Enfim, estamos todos lutando, o Sindicato dos Radialistas, dos Jornalistas, a Fitert e os demais trabalhadores, com ações trabalhistas individuais, pelos seus advogados, para se tentar evitar mais uma lamentável tentativa de apagar todos os compromissos assumidos e confessados pela TV OMEGA (REDE TV!), ou seja, busca-se concretamente efetivar um calote em milhares de trabalhadores e também no Tesouro Nacional, como salientado.

Precisamos, portanto, de uma ampla mobilização de outras entidades da sociedade brasileira, tais como a OAB, as associações de magistrados trabalhistas, as associações do Ministério Público do Trabalho, as Centrais Sindicais, Federações e outras entidades representativas, a fim de denunciar estes fatos ao TST e ao STF, pois estamos correndo um enorme risco destes “conflitos de competência” no STJ se transformar num gravíssimo precedente para outras tantas empresas negarem a sucessão trabalhista e suas obrigações legais. O que se busca, lamentavelmente, é desferir um golpe mortal não só em relação aos direitos dos trabalhadores, ao instituto da coisa julgada, mas também, e de forma preocupante, em face da própria Justiça do Trabalho, quanto a usurpação concreta da sua competência material consagrada no artigo 114 da Constituição Federal.

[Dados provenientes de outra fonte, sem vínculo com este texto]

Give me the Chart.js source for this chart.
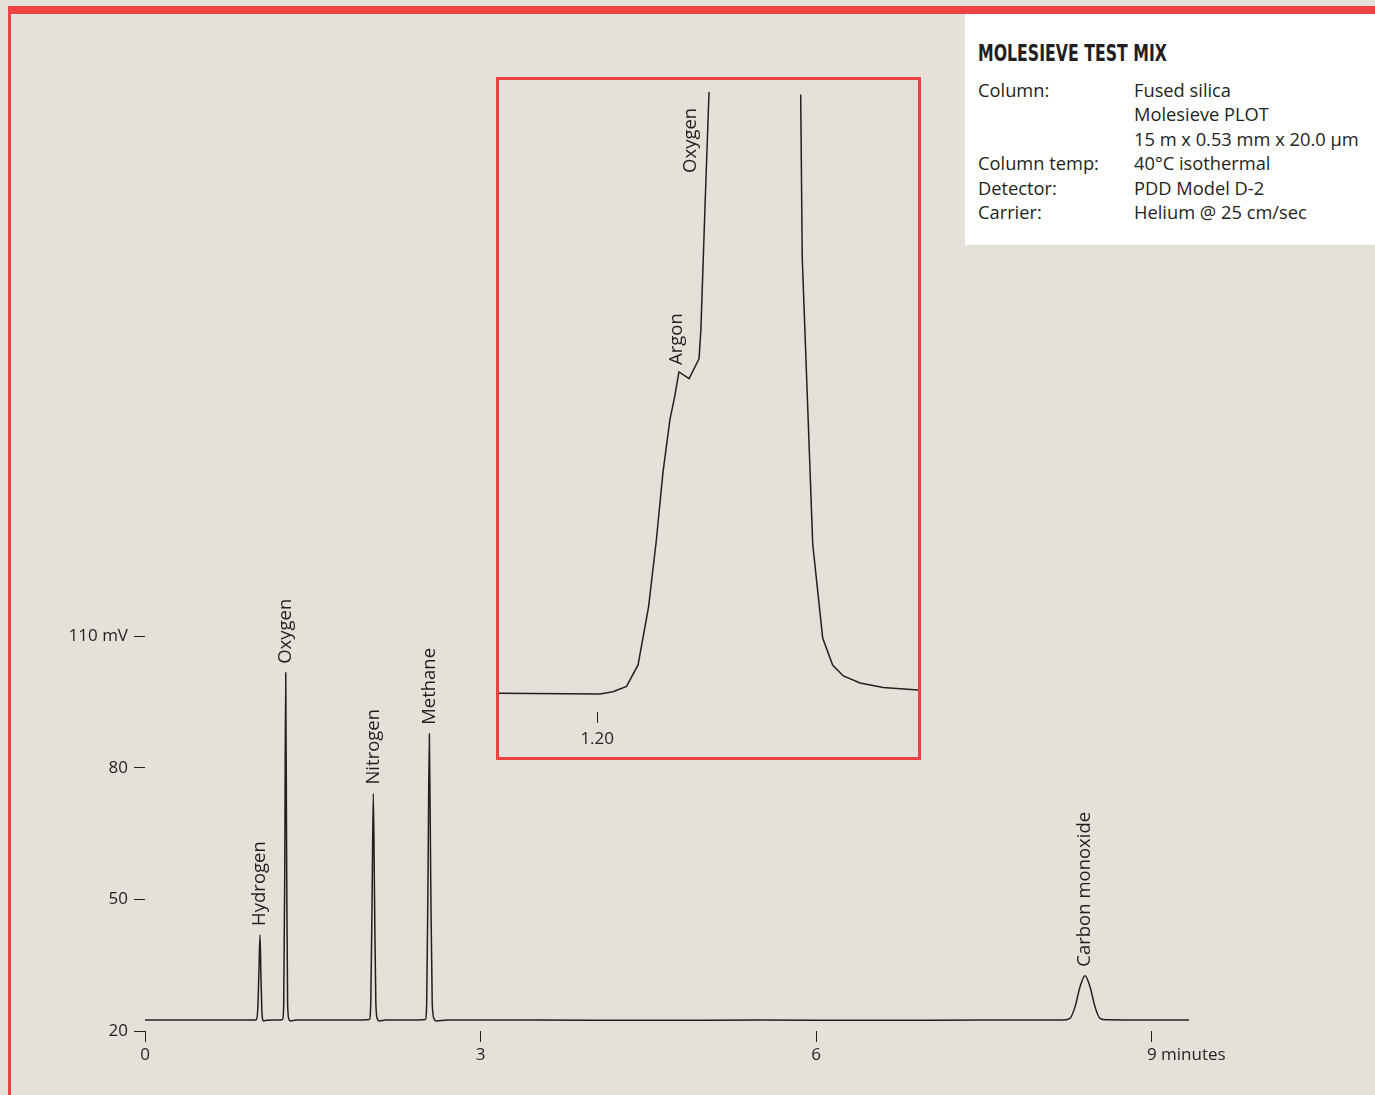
<!DOCTYPE html>
<html>
<head>
<meta charset="utf-8">
<title>Molesieve test mix</title>
<script src="https://cdn.jsdelivr.net/npm/chart.js@4.4.1/dist/chart.umd.min.js"></script>
<style>
  body {
    margin: 0;
    width: 1375px;
    height: 1095px;
    position: relative;
    overflow: hidden;
    background: #e5e1da;
    font-family: "Open Sans", sans-serif;
    color: #231f20;
  }
  .frame-top { position: absolute; left: 8px; top: 6px; width: 1367px; height: 8px; background: #ef4242; }
  .frame-left { position: absolute; left: 8px; top: 6px; width: 3px; height: 1089px; background: #ef4242; }
  #info { position: absolute; left: 965px; top: 14px; width: 410px; height: 231px; background: #fff; }
  #info-title {
    position: absolute; left: 13px; top: 28px;
    font-family: "Liberation Sans Narrow", "DejaVu Sans Condensed", sans-serif;
    font-weight: bold; font-size: 23px; line-height: 23px;
    white-space: nowrap; transform-origin: left center;
  }
  .row { position: absolute; font-size: 18.3px; line-height: 24.4px; white-space: nowrap; }
  #inset-box {
    position: absolute; left: 496px; top: 77px; width: 425px; height: 683px;
    border: 3px solid #ef4242; box-sizing: border-box;
  }
  #mainChart { position: absolute; left: 0; top: 0; }
  #insetChart { position: absolute; left: 499px; top: 80px; }
</style>
</head>
<body>
<div class="frame-top"></div>
<div class="frame-left"></div>

<canvas id="mainChart" width="1375" height="1095"></canvas>

<div id="inset-box"></div>
<canvas id="insetChart" width="419" height="677"></canvas>

<div id="info">
  <div id="info-title">MOLESIEVE TEST MIX</div>
  <div class="row" style="left:13px; top:64px;">Column:<br><br><br>Column temp:<br>Detector:<br>Carrier:</div>
  <div class="row" style="left:169px; top:64px;">Fused silica<br>Molesieve PLOT<br>15 m x 0.53 mm x 20.0 μm<br>40°C isothermal<br>PDD Model D-2<br>Helium @ 25 cm/sec</div>
</div>

<script>
// Main trace: retention time (min) and detector signal (mV)
const timeMin = [
  0, 0.5, 0.98,
  0.995, 1.008, 1.018, 1.028, 1.036, 1.044, 1.052, 1.06, 1.09, 1.15,
  1.20, 1.228, 1.240, 1.250, 1.258, 1.266, 1.275, 1.288, 1.30, 1.35,
  1.95, 2.005, 2.018, 2.030, 2.041, 2.052, 2.064, 2.080, 2.095, 2.15,
  2.45, 2.505, 2.518, 2.530, 2.542, 2.554, 2.568, 2.588, 2.605, 2.70,
  3.5, 4.5, 5.5, 6.5, 7.5, 8.2,
  8.269, 8.314, 8.359, 8.403, 8.448, 8.493, 8.537, 8.597, 9.0, 9.333
];
const signalMv = [
  22.5, 22.5, 22.5,
  22.6, 25, 33, 41.9, 33, 25, 22.6, 22.3, 22.45, 22.5,
  22.5, 22.6, 26, 60, 101.6, 60, 26, 22.6, 22.3, 22.5,
  22.5, 22.6, 26, 50, 74.1, 50, 26, 22.6, 22.3, 22.5,
  22.5, 22.6, 26, 55, 87.7, 55, 26, 22.6, 22.3, 22.5,
  22.5, 22.45, 22.5, 22.45, 22.5, 22.5,
  22.9, 25.5, 30.1, 32.6, 30.1, 25.5, 22.9, 22.55, 22.5, 22.5
];
const peakNames = ['Hydrogen', 'Oxygen', 'Nitrogen', 'Methane', 'Carbon monoxide'];
const peakTimes = [1.028, 1.258, 2.041, 2.542, 8.403];

const xTickValues = [0, 3, 6, 9];
const xTickLabels = ['0', '3', '6', '9 minutes'];
const yTickValues = [20, 50, 80, 110];
const yTickLabels = ['20', '50', '80', '110 mV'];

// Inset: expanded view of the oxygen peak foot (relative signal)
const insetTime = [
  1.1625, 1.2010, 1.2060, 1.2112, 1.2156, 1.2196, 1.2226, 1.2251, 1.2278, 1.2296,
  1.2312, 1.2351, 1.2389, 1.2396, 1.2412, 1.2427,
  1.2600,
  1.2777, 1.2783, 1.2823, 1.2861, 1.2899, 1.2940, 1.3004, 1.3092, 1.3225
];
const insetSignal = [
  2.97, 2.85, 3.20, 4.05, 7.44, 16.61, 27.26, 37.88, 46.36, 49.91,
  53.80, 52.75, 55.93, 60.54, 80.38, 98.10,
  null,
  97.71, 71.84, 26.58, 11.71, 7.44, 5.70, 4.59, 3.89, 3.48
];
const insetTickValues = [1.20];
const insetTickLabels = ['1.20'];
const insetNames = ['Argon', 'Oxygen'];
const insetLabelTimes = [1.2305, 1.2358];
const insetLabelLevels = [54.9, 85.3];

const ink = '#231f20';

document.addEventListener('DOMContentLoaded', function() {
  // squeeze the condensed title to the printed width
  const title = document.getElementById('info-title');
  const w = title.getBoundingClientRect().width;
  title.style.transform = 'scaleX(' + (189 / w) + ')';

  // labels along the x axis and above each peak
  const mainLabels = {
    id: 'mainLabels',
    afterDraw(chart) {
      const ctx = chart.ctx;
      const x = chart.scales.x;
      const y = chart.scales.y;
      ctx.save();
      ctx.fillStyle = ink;
      ctx.font = '17px "Open Sans"';
      ctx.textAlign = 'left';
      ctx.textBaseline = 'middle';
      xTickValues.forEach((v, i) => {
        const px = x.getPixelForValue(v);
        const numW = ctx.measureText(String(v)).width;
        ctx.fillText(xTickLabels[i], px - numW / 2, chart.chartArea.bottom + 24);
      });

      ctx.font = '18.5px "Open Sans"';
      peakNames.forEach((name, i) => {
        let best = 0;
        timeMin.forEach((t, j) => {
          if (Math.abs(t - peakTimes[i]) < Math.abs(timeMin[best] - peakTimes[i])) best = j;
        });
        const px = x.getPixelForValue(timeMin[best]);
        const py = y.getPixelForValue(signalMv[best]);
        ctx.save();
        ctx.translate(px, py - 9);
        ctx.rotate(-Math.PI / 2);
        ctx.fillText(name, 0, 0);
        ctx.restore();
      });
      ctx.restore();
    }
  };

  new Chart(document.getElementById('mainChart'), {
    type: 'line',
    data: {
      datasets: [{
        data: timeMin.map((t, i) => ({ x: t, y: signalMv[i] })),
        borderColor: ink,
        borderWidth: 1.5,
        pointRadius: 0,
        cubicInterpolationMode: 'monotone',
        fill: false
      }]
    },
    options: {
      responsive: false,
      animation: false,
      events: [],
      layout: { padding: { top: 636, right: 186, left: 0, bottom: 0 } },
      plugins: { legend: { display: false }, tooltip: { enabled: false } },
      scales: {
        x: {
          type: 'linear',
          min: 0,
          max: 9.333,
          afterBuildTicks: s => { s.ticks = xTickValues.map(v => ({ value: v })); },
          afterFit: s => { s.height = 64; },
          grid: { drawOnChartArea: false, tickLength: 11, color: ink, lineWidth: 1 },
          border: { display: false },
          ticks: { display: false }
        },
        y: {
          min: 20,
          max: 110,
          afterBuildTicks: s => { s.ticks = yTickValues.map(v => ({ value: v })); },
          afterFit: s => { s.width = 145; },
          grid: { drawOnChartArea: false, tickLength: 11, color: ink, lineWidth: 1 },
          border: { display: false },
          ticks: {
            color: ink,
            padding: 6,
            font: { family: 'Open Sans', size: 17 },
            callback: (v, i) => yTickLabels[i]
          }
        }
      }
    },
    plugins: [mainLabels]
  });

  const insetLabels = {
    id: 'insetLabels',
    afterDraw(chart) {
      const ctx = chart.ctx;
      const x = chart.scales.x;
      const y = chart.scales.y;
      ctx.save();
      ctx.fillStyle = ink;
      ctx.font = '17px "Open Sans"';
      ctx.textAlign = 'center';
      ctx.textBaseline = 'middle';
      insetTickValues.forEach((v, i) => {
        ctx.fillText(insetTickLabels[i], x.getPixelForValue(v), chart.chartArea.bottom + 27);
      });
      ctx.font = '18.5px "Open Sans"';
      ctx.textAlign = 'left';
      insetNames.forEach((name, i) => {
        ctx.save();
        ctx.translate(x.getPixelForValue(insetLabelTimes[i]), y.getPixelForValue(insetLabelLevels[i]));
        ctx.rotate(-Math.PI / 2);
        ctx.fillText(name, 0, 0);
        ctx.restore();
      });
      ctx.restore();
    }
  };

  new Chart(document.getElementById('insetChart'), {
    type: 'line',
    data: {
      datasets: [{
        data: insetTime.map((t, i) => ({ x: t, y: insetSignal[i] })),
        borderColor: ink,
        borderWidth: 1.5,
        pointRadius: 0,
        tension: 0,
        spanGaps: false,
        fill: false
      }]
    },
    options: {
      responsive: false,
      animation: false,
      events: [],
      layout: { padding: 0 },
      plugins: { legend: { display: false }, tooltip: { enabled: false } },
      scales: {
        x: {
          type: 'linear',
          min: 1.1625,
          max: 1.3225,
          afterBuildTicks: s => { s.ticks = insetTickValues.map(v => ({ value: v })); },
          afterFit: s => { s.height = 45; },
          grid: { drawOnChartArea: false, tickLength: 11, color: ink, lineWidth: 1 },
          border: { display: false },
          ticks: { display: false }
        },
        y: { display: false, min: 0, max: 100 }
      }
    },
    plugins: [insetLabels]
  });
});
</script>
</body>
</html>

Daí, teremos o absurdo da Justiça Estadual passar a julgar pedidos de aviso prévio, férias, horas extras, 13º salário e FGTS, por exemplo, como já decidido, mesmo que provisoriamente, pelo STJ, nos dois conflitos de competência, o que seria teratológico, no nosso universo jurídico brasileiro.

Aguardamos, ansiosamente, que o governo federal também cumpra o seu papel de credor e fiscalizador, nesta novela sem fim, esperando que o direito e a justiça se façam presentes e que não se perpetue uma vergonhosa “crônica de uma morte anunciada”.